■ Stated task:
Leaving out every picture, retype the lines below from the top through the one that contains "(12,12) -- (1105,12);".

■ Data section:
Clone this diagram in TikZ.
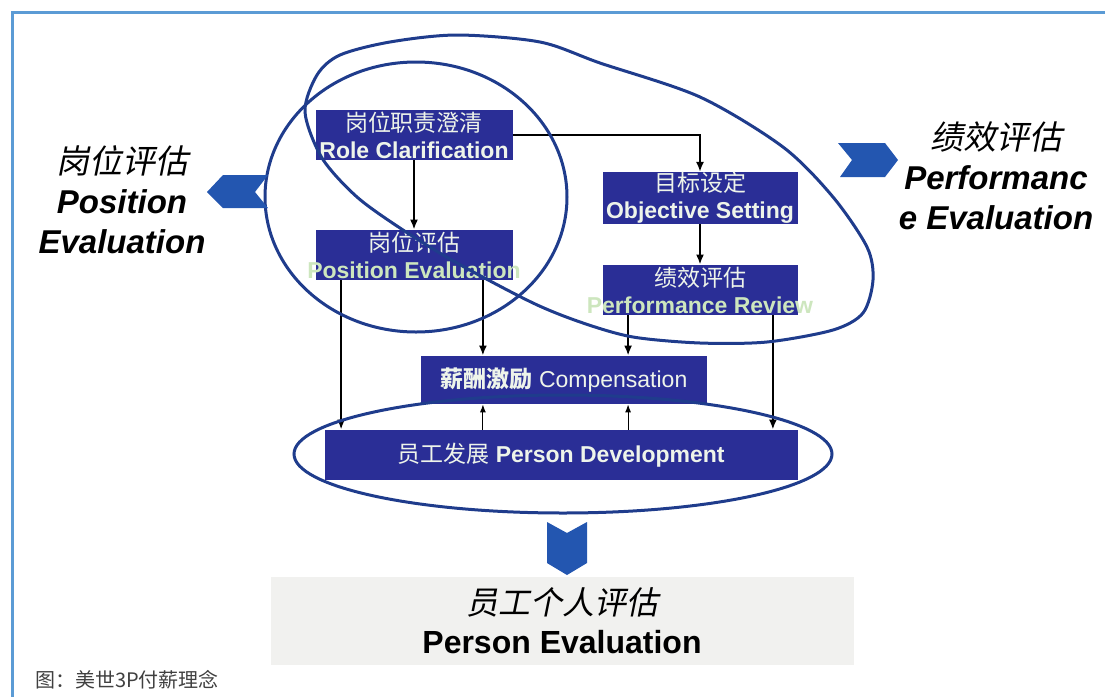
\documentclass[tikz,border=0pt]{standalone}
\usepackage{fontspec}
\setmainfont{Liberation Sans}
\newfontfamily\cjk{Noto Sans CJK SC}
\newfontfamily\cjkslant[FakeSlant=0.2]{Noto Sans CJK SC}
\usetikzlibrary{positioning}
\usetikzlibrary{arrows.meta}
\definecolor{BoxColor}{HTML}{2A2E96}
\definecolor{RingColor}{HTML}{1F3C8C}
\definecolor{ChevColor}{HTML}{2356B0}
\definecolor{FrameColor}{HTML}{5B9BD5}
\definecolor{PaleText}{HTML}{EEF4EA}
\definecolor{PaleGreen}{HTML}{CDE6BE}
\definecolor{BandColor}{HTML}{F1F1EF}
\tikzset{
  blockbox/.style={fill=BoxColor, text=PaleText, inner sep=0pt, align=center,
    font=\fontsize{11.5}{13.5}\selectfont\bfseries},
  flowarrow/.style={-{Latex[length=5pt,width=4pt]}, line width=1pt},
  thinarrow/.style={-{Latex[length=4pt,width=3pt]}, line width=0.5pt},
  ringline/.style={draw=RingColor, line width=1.5pt},
  biglabel/.style={align=center, font=\fontsize{16.5}{20}\selectfont\bfseries\itshape}
}
\begin{document}
\begin{tikzpicture}[x=0.5pt,y=-0.5pt]
\useasboundingbox (0,0) rectangle (1105,697);
\draw[FrameColor, line width=1.5pt] (12,697) -- (12,12) -- (1105,12);

\node[blockbox, minimum width=98.5pt, minimum height=25pt] (role) at (414,135) {{\cjk\mdseries 岗位职责澄清}\\Role Clarification};
\node[blockbox, minimum width=98.5pt, minimum height=25pt] (poseval) at (414,255) {{\cjk\mdseries 岗位评估}\\\makebox[0pt]{\color{PaleGreen}Position Evaluation}};
\node[blockbox, minimum width=97.5pt, minimum height=25.5pt] (objective) at (700,198) {{\cjk\mdseries 目标设定}\\Objective Setting};
\node[blockbox, minimum width=97.5pt, minimum height=25pt] (perfreview) at (700,290) {{\cjk\mdseries 绩效评估}\\\makebox[0pt]{\color{PaleGreen}Performance Review}};
\node[blockbox, minimum width=143pt, minimum height=24pt] (comp) at (564,380) {{\cjk 薪酬激励} \mdseries Compensation};
\node[blockbox, minimum width=236.5pt, minimum height=25pt] (persondev) at (561,455) {{\cjk\mdseries 员工发展} Person Development};

\node[biglabel] (poslabel) at (122,200) {{\cjkslant\mdseries 岗位评估}\\Position\\Evaluation};
\node[biglabel] (perflabel) at (996,176) {{\cjkslant\mdseries 绩效评估}\\Performanc\\e Evaluation};
\node[fill=BandColor, minimum width=291.5pt, minimum height=44pt, align=center,
  font=\fontsize{16}{19.5}\selectfont\bfseries] (personlabel) at (562,621) {{\cjkslant\mdseries 员工个人评估}\\Person Evaluation};
\node[anchor=west, text=black!75, font=\cjk\fontsize{10}{12}\selectfont] (caption) at (28,680) {图：美世3P付薪理念};

\draw[flowarrow] (role) -- (poseval);
\draw[flowarrow] (role.east) -| (objective.north);
\draw[flowarrow] (objective) -- (perfreview);
\draw[flowarrow] ([xshift=13pt]poseval.south west) coordinate (a1) -- (a1 |- persondev.north);
\draw[flowarrow] ([xshift=-15pt]poseval.south east) coordinate (a2) -- (a2 |- comp.north);
\draw[flowarrow] ([xshift=13pt]perfreview.south west) coordinate (a3) -- (a3 |- comp.north);
\draw[flowarrow] ([xshift=-12.5pt]perfreview.south east) coordinate (a4) -- (a4 |- persondev.north);
\draw[thinarrow] (a2 |- persondev.north) -- (a2 |- comp.south);
\draw[thinarrow] (a3 |- persondev.north) -- (a3 |- comp.south);

\draw[ringline] (416,197) ellipse [x radius=75.5pt, y radius=67.5pt];
\draw[ringline] plot[smooth cycle] coordinates {(305,112) (317,75) (340,55) (390,42) (457,35) (540,42) (600,63) (700,97) (783,147) (833,197) (867,247) (873,280) (863,313) (833,330) (767,342) (700,343) (633,337) (583,323) (533,303) (457,263) (403,230) (357,197) (322,158)};
\draw[ringline] (563,454) ellipse [x radius=134.5pt, y radius=29.5pt];

\fill[ChevColor] (207,192) -- (223,175) -- (268,175) -- (255,192) -- (268,208) -- (223,208) -- cycle;
\fill[ChevColor] (838,143) -- (885,143) -- (898,160) -- (885,177) -- (840,177) -- (852,160) -- cycle;
\fill[ChevColor] (547,522) -- (567,533) -- (587,522) -- (587,563) -- (567,575) -- (547,563) -- cycle;
\end{tikzpicture}
\end{document}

■ The result:
Clone this diagram in TikZ.
\documentclass[tikz,border=0pt]{standalone}
\usepackage{fontspec}
\setmainfont{Liberation Sans}
\newfontfamily\cjk{Noto Sans CJK SC}
\newfontfamily\cjkslant[FakeSlant=0.2]{Noto Sans CJK SC}
\usetikzlibrary{positioning}
\usetikzlibrary{arrows.meta}
\definecolor{BoxColor}{HTML}{2A2E96}
\definecolor{RingColor}{HTML}{1F3C8C}
\definecolor{ChevColor}{HTML}{2356B0}
\definecolor{FrameColor}{HTML}{5B9BD5}
\definecolor{PaleText}{HTML}{EEF4EA}
\definecolor{PaleGreen}{HTML}{CDE6BE}
\definecolor{BandColor}{HTML}{F1F1EF}
\tikzset{
  blockbox/.style={fill=BoxColor, text=PaleText, inner sep=0pt, align=center,
    font=\fontsize{11.5}{13.5}\selectfont\bfseries},
  flowarrow/.style={-{Latex[length=5pt,width=4pt]}, line width=1pt},
  thinarrow/.style={-{Latex[length=4pt,width=3pt]}, line width=0.5pt},
  ringline/.style={draw=RingColor, line width=1.5pt},
  biglabel/.style={align=center, font=\fontsize{16.5}{20}\selectfont\bfseries\itshape}
}
\begin{document}
\begin{tikzpicture}[x=0.5pt,y=-0.5pt]
\useasboundingbox (0,0) rectangle (1105,697);
\draw[FrameColor, line width=1.5pt] (12,697) -- (12,12) -- (1105,12);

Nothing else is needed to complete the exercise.